Pritchard’s group has made pioneering determinations of potentials for van der Waals molecules NaNe and KAr, these violate the rules you learned in high school chemistry that rare gases like Ne and Ar are chemically inert and do not form molecules.  The interaction potentials were determined both by scattering of ground state and laser-excited alkali atoms from the rare gas targets, and also by spectroscopy (laser and rf) on these molecules which were made by expanding high pressure gas into a vacuum.  Pritchard was a pioneer in the application of tunable lasers to physics and chemistry, being the first to demonstrate high resolution spectroscopy in which the system being studied absorbed two laser photons simultaneously.  His group also made measurements of atom-molecule collisions using the Doppler shift to select velocity and analyze scattering angles, and applied lasers to study atomic line broadening.

Pritchard’s professional activities have included Director, Interbuild Corporation (1968-1973), Director, Optical Society of America (1996-2000); Head, M.I.T. Physics-Industry Forum (1981-1984), (Organized 2 day Symposia in Optics for this in 1982 and 1989); Divisional Associate Editor, Phys.
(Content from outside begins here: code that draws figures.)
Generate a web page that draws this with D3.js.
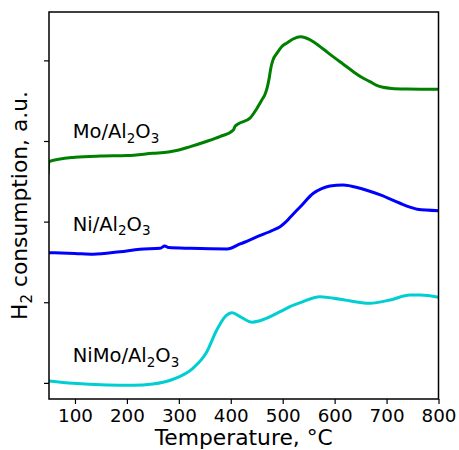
<!DOCTYPE html>
<html><head><meta charset="utf-8">
<script src="https://cdn.jsdelivr.net/npm/d3@7"></script>
<style>body{margin:0;background:#fff}svg{display:block;font-family:"DejaVu Sans",sans-serif}</style>
</head><body>
<script>
const xTicks = [100,200,300,400,500,600,700,800];
const yTicks = [0,1,2,3,4];
const seriesNames = ["Mo/Al2O3","Ni/Al2O3","NiMo/Al2O3"];
const seriesColors = ["#008000","#0000ff","#00ced1"];

const moT = [48,50,100,150,200,250,280,300,322,350,379,405,408,414,437,450,460,466,470,474,477,481,489,498,508,520,534,545,559,578,597,616,636,652,668,681,693,710,740,800];
const moV = [2.58,2.746,2.798,2.814,2.820,2.848,2.864,2.888,2.930,2.988,3.054,3.137,3.18,3.211,3.283,3.40,3.51,3.58,3.66,3.78,3.90,4.00,4.09,4.17,4.216,4.265,4.294,4.278,4.232,4.141,4.046,3.955,3.860,3.79,3.736,3.69,3.666,3.652,3.645,3.641];

const niT = [50,100,135,187,225,264,273,280,322,393,418,451,482,495,505,515,534,559,575,591,616,649,688,726,745,759,800];
const niV = [1.615,1.605,1.595,1.627,1.657,1.669,1.698,1.679,1.669,1.661,1.723,1.813,1.896,1.937,1.99,2.058,2.185,2.352,2.41,2.442,2.455,2.414,2.331,2.228,2.18,2.153,2.136];

const nimoT = [50,96,161,212,250,289,327,354,373,389,403,418,441,456,495,514,534,572,611,668,707,745,765,800];
const nimoV = [0.024,-0.005,-0.026,-0.030,-0.014,0.045,0.181,0.387,0.656,0.821,0.871,0.821,0.752,0.771,0.883,0.945,0.995,1.069,1.037,0.987,1.028,1.090,1.090,1.062];

const labelSeries = [{t:95.6,v:3.034,n:["Mo/Al","2","O","3"]},{t:95.6,v:1.884,n:["Ni/Al","2","O","3"]},{t:95.6,v:0.255,n:["NiMo/Al","2","O","3"]}];

const W=459,H=450, L=49, R=438.5, T=12, B=399;
const svg=d3.select("body").append("svg").attr("width",W).attr("height",H);
const x=d3.scaleLinear().domain([50,800]).range([L,R]);
const y=d3.scaleLinear().domain([-0.2,4.6]).range([B,T]);

svg.append("defs").append("clipPath").attr("id","c").append("rect").attr("x",L).attr("y",T).attr("width",R-L).attr("height",B-T);

const line=d3.line().x(d=>x(d[0])).y(d=>y(d[1])).curve(d3.curveMonotoneX);
const data=[d3.zip(moT,moV), d3.zip(niT,niV), d3.zip(nimoT,nimoV)];
const g=svg.append("g").attr("clip-path","url(#c)");
data.forEach((d,i)=>{
  g.append("path").attr("d",line(d)).attr("fill","none").attr("stroke",seriesColors[i]).attr("stroke-width",3).attr("stroke-linejoin","round");
});

// axes
const xa=svg.append("g").attr("transform",`translate(0,${B})`).call(d3.axisBottom(x).tickValues(xTicks).tickSize(5).tickPadding(5).tickFormat(d3.format("d")));
const ya=svg.append("g").attr("transform",`translate(${L},0)`).call(d3.axisLeft(y).tickValues(yTicks).tickSize(5).tickFormat(""));
[xa,ya].forEach(a=>{a.select(".domain").remove();a.selectAll("line").attr("stroke","#000").attr("stroke-width",1.2);a.selectAll("text").attr("fill","#000").attr("font-size",18.3).attr("font-family","DejaVu Sans");});

svg.append("rect").attr("x",L).attr("y",T).attr("width",R-L).attr("height",B-T).attr("fill","none").attr("stroke","#000").attr("stroke-width",1.5);

svg.append("text").attr("x",(L+R)/2).attr("y",445).attr("text-anchor","middle").attr("font-size",21.8).text("Temperature, °C");
const yl=svg.append("text").attr("transform",`translate(27,${(T+B)/2}) rotate(-90)`).attr("text-anchor","middle").attr("font-size",21.8);
yl.append("tspan").text("H");
yl.append("tspan").attr("font-size",15).attr("dy",5).text("2");
yl.append("tspan").attr("dy",-5).text(" consumption, a.u.");

labelSeries.forEach(s=>{
  const t=svg.append("text").attr("x",x(s.t)).attr("y",y(s.v)).attr("font-size",19.5);
  t.append("tspan").text(s.n[0]);
  t.append("tspan").attr("font-size",13.5).attr("dy",4.5).text(s.n[1]);
  t.append("tspan").attr("dy",-4.5).text(s.n[2]);
  t.append("tspan").attr("font-size",13.5).attr("dy",4.5).text(s.n[3]);
});
</script>
</body></html>
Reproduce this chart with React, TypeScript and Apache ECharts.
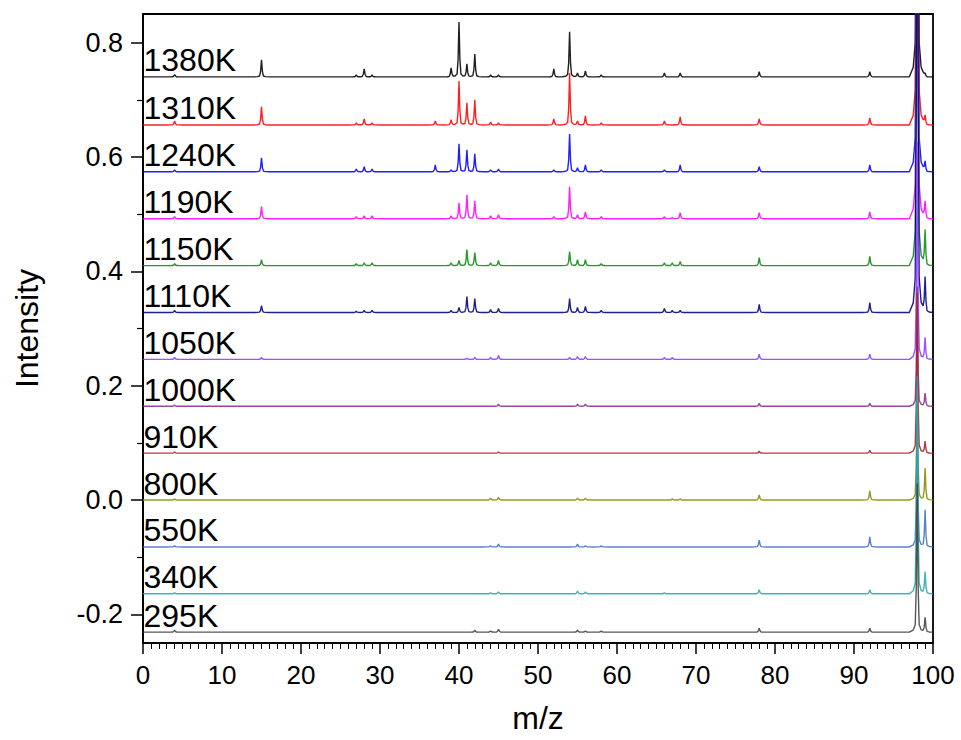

Rev. Lett. (1983- 1987); N.A.S. Committee on Atomic, Molecular, and Optical Science (1989-1992); and N.I.S.T. Visiting Committee for J.I.L.A. (1989-1993, chair 1994-1995).  He has served as American Physical Society representative to Joint Council on Quantum Electronics (1986-1992) and International Council on Quantum Electronics (1989-1992); APS Laser Science Topical Group Steering Committee (1988-1991); and within the Division of Atomic, Molecular, and Optical Physics has served on the Program Committee (1974-1977), (1981-1982), (1983-1985) (1989-1993), Publication Committee (1980-1983,1987, chairman 1988) Executive Committee (1988-1991), and Broida Prize Committee (Vice Chairman, Chairman 1983-1987, 1992). He has contributed to the organization of a number of scientific meetings including General Organizing Committee, International Conference on Collisions of Electron and Atomic Physics (1977-1981); Local Organizing Committee, International Conference on Atomic Physics (1980); Organizer (with H. Rabitz), Symposium on “Quantum Number Dependence of Cross Sections” @ Las Vegas, A.C.S. Meeting 3/30/82- 4/2/82; instigator and organizer of Workshop on Controlling Atoms, D.E.A.P. Meeting 5/28/84-5/29/84, Storrs, CT.; Co-Chairman of Program Committee (with C. Shank), International Quantum Electronics Conference ’87; Co-Chairman (with Arto Nurmikko), First Quantum Electronics and Laser Sciences Conference ’89, and program committees including a Nobel Symposium (1994), Gordon Conference (1991 & 93), Int’l Workshops on Atom Optics (1992-..) Int’l Conf. on Laser Physics (1995), Snowbird (1997).  Most recently he was the Chair of the International Conference on Atomic Physics (MIT 2002) and a founding lecturer at the associated Summer School.  He has  recently served on the AAPT committees for Research In Physics Education (2003-2006) Undergraduate Education (2007- 2010), and Educational Technology (2011- ).  He is a member of the National Research Committee on Undergraduate Physics Education.